### Task instructions
Leaving out every picture, retype the lines below from the top through the one that contains "0.0065, 0.001, 0.0008];".
BEGIN Data block
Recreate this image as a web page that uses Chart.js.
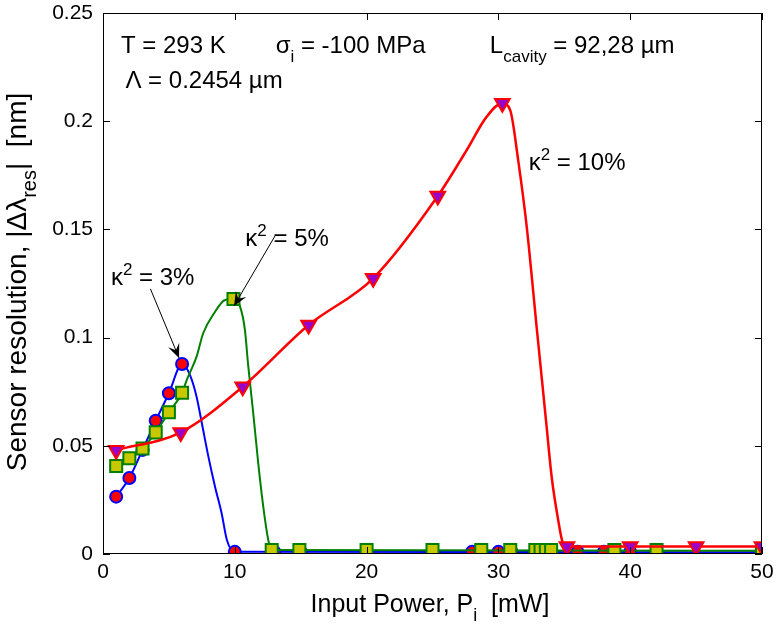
<!DOCTYPE html>
<html>
<head>
<meta charset="utf-8">
<script src="https://cdn.jsdelivr.net/npm/chart.js@4/dist/chart.umd.min.js"></script>
<style>
  html, body { margin: 0; padding: 0; background: #fff; }
  canvas { display: block; }
</style>
</head>
<body>
<canvas id="chart" width="777" height="628"></canvas>
<script>
// κ² = 3% (blue line, red circles)
const k3MarkX = [1, 2, 3, 4, 5, 6, 10, 13, 15, 20, 25, 28, 30, 31, 34, 36, 38, 40, 42, 50];
const k3MarkY = [0.0265, 0.0351, 0.0481, 0.0616, 0.0743, 0.0878, 0.001, 0.001, 0.001, 0.001, 0.001, 0.001, 0.001, 0.001, 0.001, 0.001, 0.001, 0.001, 0.001, 0.001];
const k3CurveX = [1, 2, 3, 4, 5, 6, 6.6, 7.1, 7.5, 8, 8.5, 9, 9.4, 10, 50];
const k3CurveY = [0.0265, 0.0351, 0.0481, 0.0616, 0.0743, 0.0878, 0.0827, 0.0727, 0.0604, 0.0449, 0.0311, 0.0188, 0.0065, 0.001, 0.0008];

// κ² = 5% (green line, yellow squares)
const k5MarkX = [1, 2, 3, 4, 5, 6, 9.9, 12.8, 14.9, 20, 25, 28.7, 30.9, 32.8, 33.2, 33.6, 34, 38.8, 42, 50];
const k5MarkY = [0.0407, 0.0442, 0.0488, 0.0562, 0.0655, 0.0745, 0.1178, 0.0018, 0.0018, 0.0018, 0.0018, 0.0018, 0.0018, 0.0018, 0.0018, 0.0018, 0.0018, 0.0018, 0.0018, 0.0018];
const k5CurveX = [1, 2, 3, 4, 5, 6, 6.35, 7.1, 7.6, 8.4, 9.26, 9.9, 10.4, 10.77, 11, 11.4, 11.78, 12.16, 12.54, 12.8, 50];
const k5CurveY = [0.0407, 0.0442, 0.0488, 0.0562, 0.0655, 0.0745, 0.0804, 0.0912, 0.102, 0.111, 0.1174, 0.1178, 0.1143, 0.1035, 0.0881, 0.065, 0.0419, 0.0219, 0.0065, 0.0018, 0.0015];

// κ² = 10% (red line, purple triangles)
const k10MarkX = [1, 5.9, 10.6, 15.6, 20.5, 25.4, 30.3, 35.2, 40, 45, 50];
const k10MarkY = [0.048, 0.0562, 0.0773, 0.1058, 0.1274, 0.1654, 0.2083, 0.0035, 0.0035, 0.0035, 0.0035];
const k10CurveX = [1, 5.9, 10.6, 15.6, 20.5, 25.4, 27.6, 29.1, 30.3, 30.9, 31.5, 32.15, 32.9, 33.66, 34.04, 34.5, 34.9, 35.2, 50];
const k10CurveY = [0.048, 0.0562, 0.0773, 0.1058, 0.1274, 0.1654, 0.1867, 0.202, 0.2083, 0.205, 0.182, 0.1512, 0.105, 0.0588, 0.0357, 0.017, 0.0049, 0.0035, 0.0035];

const xTicks = [0, 10, 20, 30, 40, 50];
const yTickLabels = ['0', '0.05', '0.1', '0.15', '0.2', '0.25'];

const pts = (xs, ys) => xs.map((x, i) => ({ x, y: ys[i] }));
const FONT = '"Liberation Sans", Arial, sans-serif';

function richText(ctx, parts, x, y, size) {
  // parts: [text, 'sub'|'sup'|undefined]
  let cx = x;
  parts.forEach(([t, mode]) => {
    const s = mode ? Math.round(size * 0.72) : size;
    ctx.font = s + 'px ' + FONT;
    const dy = mode === 'sub' ? size * 0.36 : mode === 'sup' ? -size * 0.42 : 0;
    ctx.fillText(t, cx, y + dy);
    cx += ctx.measureText(t).width;
  });
  return cx - x;
}

function richWidth(ctx, parts, size) {
  let w = 0;
  parts.forEach(([t, mode]) => {
    ctx.font = (mode ? Math.round(size * 0.72) : size) + 'px ' + FONT;
    w += ctx.measureText(t).width;
  });
  return w;
}

function arrow(ctx, x1, y1, x2, y2) {
  const a = Math.atan2(y2 - y1, x2 - x1);
  ctx.strokeStyle = '#000';
  ctx.lineWidth = 1;
  ctx.beginPath();
  ctx.moveTo(x1, y1);
  ctx.lineTo(x2, y2);
  ctx.stroke();
  const L = 14, W = 6;
  ctx.fillStyle = '#000';
  ctx.beginPath();
  ctx.moveTo(x2, y2);
  ctx.lineTo(x2 - L * Math.cos(a) + W * Math.sin(a), y2 - L * Math.sin(a) - W * Math.cos(a));
  ctx.lineTo(x2 - L * 0.6 * Math.cos(a), y2 - L * 0.6 * Math.sin(a));
  ctx.lineTo(x2 - L * Math.cos(a) - W * Math.sin(a), y2 - L * Math.sin(a) + W * Math.cos(a));
  ctx.closePath();
  ctx.fill();
}

const decor = {
  id: 'decor',
  beforeDraw(chart) {
    const ctx = chart.ctx;
    ctx.save();
    ctx.fillStyle = '#fff';
    ctx.fillRect(0, 0, chart.width, chart.height);
    ctx.restore();
  },
  afterDatasetsDraw(chart) {
    const { ctx, chartArea: a, scales: { x, y } } = chart;
    ctx.save();
    // frame and inward ticks
    ctx.strokeStyle = '#000';
    ctx.lineWidth = 1;
    ctx.strokeRect(Math.round(a.left) + 0.5, Math.round(a.top) + 0.5, Math.round(a.right - a.left) - 1, Math.round(a.bottom - a.top) - 1);
    ctx.beginPath();
    x.ticks.forEach(t => {
      const px = Math.round(x.getPixelForValue(t.value)) + 0.5;
      ctx.moveTo(px, a.bottom); ctx.lineTo(px, a.bottom - 7);
      ctx.moveTo(px, a.top); ctx.lineTo(px, a.top + 7);
    });
    y.ticks.forEach(t => {
      const py = Math.round(y.getPixelForValue(t.value)) + 0.5;
      ctx.moveTo(a.left, py); ctx.lineTo(a.left + 7, py);
      ctx.moveTo(a.right, py); ctx.lineTo(a.right - 7, py);
    });
    ctx.stroke();

    // annotations
    ctx.fillStyle = '#000';
    ctx.textBaseline = 'alphabetic';
    ctx.textAlign = 'left';
    const S = 24;
    const X = v => x.getPixelForValue(v), Y = v => y.getPixelForValue(v);
    richText(ctx, [['T = 293 K']], X(1.36), Y(0.2315), S);
    richText(ctx, [['σ'], ['i', 'sub'], [' = -100 MPa']], X(13.1), Y(0.2315), S);
    richText(ctx, [['L'], ['cavity', 'sub'], [' = 92,28 µm']], X(29.35), Y(0.2315), S);
    richText(ctx, [['Λ = 0.2454 µm']], X(1.7), Y(0.2155), S);
    richText(ctx, [['κ'], ['2', 'sup'], [' = 3%']], X(0.6), Y(0.1245), S);
    richText(ctx, [['κ'], ['2', 'sup'], [' = 5%']], X(10.8), Y(0.1425), S);
    richText(ctx, [['κ'], ['2', 'sup'], [' = 10%']], X(32.3), Y(0.1775), S);
    arrow(ctx, X(3.6), Y(0.1225), X(5.77), Y(0.0906));
    arrow(ctx, X(13.1), Y(0.1475), X(9.94), Y(0.1146));

    // axis titles
    const xt = [['Input Power, P'], ['i', 'sub'], ['  [mW]']];
    const xw = richWidth(ctx, xt, 25);
    richText(ctx, xt, 430 - xw / 2, 612, 25);

    const yt = [['Sensor resolution, |Δλ'], ['res', 'sub'], ['|  [nm]']];
    const yw = richWidth(ctx, yt, 28);
    ctx.translate(26, 282);
    ctx.rotate(-Math.PI / 2);
    richText(ctx, yt, -yw / 2, 0, 28);
    ctx.restore();
  }
};

const lineDs = (xs, ys, color, width, order) => ({
  data: pts(xs, ys),
  showLine: true,
  borderColor: color,
  borderWidth: width,
  pointRadius: 0,
  cubicInterpolationMode: 'monotone',
  order
});

const markDs = (xs, ys, style, radius, fill, edge, order, rotation) => ({
  data: pts(xs, ys),
  showLine: false,
  pointStyle: style,
  pointRadius: radius,
  pointRotation: rotation || 0,
  pointBackgroundColor: fill,
  pointBorderColor: edge,
  pointBorderWidth: 2,
  order
});

new Chart(document.getElementById('chart'), {
  type: 'scatter',
  data: {
    datasets: [
      lineDs(k10CurveX, k10CurveY, '#ff0000', 2.5, 1),
      markDs(k10MarkX, k10MarkY, 'triangle', 8.5, '#9900cc', '#ff0000', 0, 180),
      lineDs(k5CurveX, k5CurveY, '#008000', 2, 3),
      markDs(k5MarkX, k5MarkY, 'rect', 8.5, '#c8c800', '#008000', 2),
      lineDs(k3CurveX, k3CurveY, '#0000ff', 2, 5),
      markDs(k3MarkX, k3MarkY, 'circle', 6, '#ff0000', '#0000ff', 4)
    ]
  },
  options: {
    responsive: false,
    animation: false,
    events: [],
    layout: { padding: { top: 13, right: 15, left: 0, bottom: 0 } },
    plugins: { legend: { display: false }, tooltip: { enabled: false } },
    scales: {
      x: {
        type: 'linear', min: 0, max: 50,
        afterBuildTicks: s => { s.ticks = xTicks.map(v => ({ value: v })); },
        ticks: { color: '#000', font: { family: FONT, size: 21 }, padding: 6, maxRotation: 0 },
        grid: { display: false, drawTicks: false },
        border: { display: false },
        afterFit: s => { s.height = 74; s.paddingLeft = 0; s.paddingRight = 0; }
      },
      y: {
        type: 'linear', min: 0, max: 0.25,
        afterBuildTicks: s => { s.ticks = yTickLabels.map(v => ({ value: parseFloat(v) })); },
        ticks: { color: '#000', font: { family: FONT, size: 21 }, padding: 10,
          callback: (v, i) => yTickLabels[i] },
        grid: { display: false, drawTicks: false },
        border: { display: false },
        afterFit: s => { s.width = 103; s.paddingTop = 0; s.paddingBottom = 0; }
      }
    }
  },
  plugins: [decor]
});
</script>
</body>
</html>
END Data block
### Task result
Recreate this image as a web page that uses Chart.js.
<!DOCTYPE html>
<html>
<head>
<meta charset="utf-8">
<script src="https://cdn.jsdelivr.net/npm/chart.js@4/dist/chart.umd.min.js"></script>
<style>
  html, body { margin: 0; padding: 0; background: #fff; }
  canvas { display: block; }
</style>
</head>
<body>
<canvas id="chart" width="777" height="628"></canvas>
<script>
// κ² = 3% (blue line, red circles)
const k3MarkX = [1, 2, 3, 4, 5, 6, 10, 13, 15, 20, 25, 28, 30, 31, 34, 36, 38, 40, 42, 50];
const k3MarkY = [0.0265, 0.0351, 0.0481, 0.0616, 0.0743, 0.0878, 0.001, 0.001, 0.001, 0.001, 0.001, 0.001, 0.001, 0.001, 0.001, 0.001, 0.001, 0.001, 0.001, 0.001];
const k3CurveX = [1, 2, 3, 4, 5, 6, 6.6, 7.1, 7.5, 8, 8.5, 9, 9.4, 10, 50];
const k3CurveY = [0.0265, 0.0351, 0.0481, 0.0616, 0.0743, 0.0878, 0.0827, 0.0727, 0.0604, 0.0449, 0.0311, 0.0188, 0.0065, 0.001, 0.0008];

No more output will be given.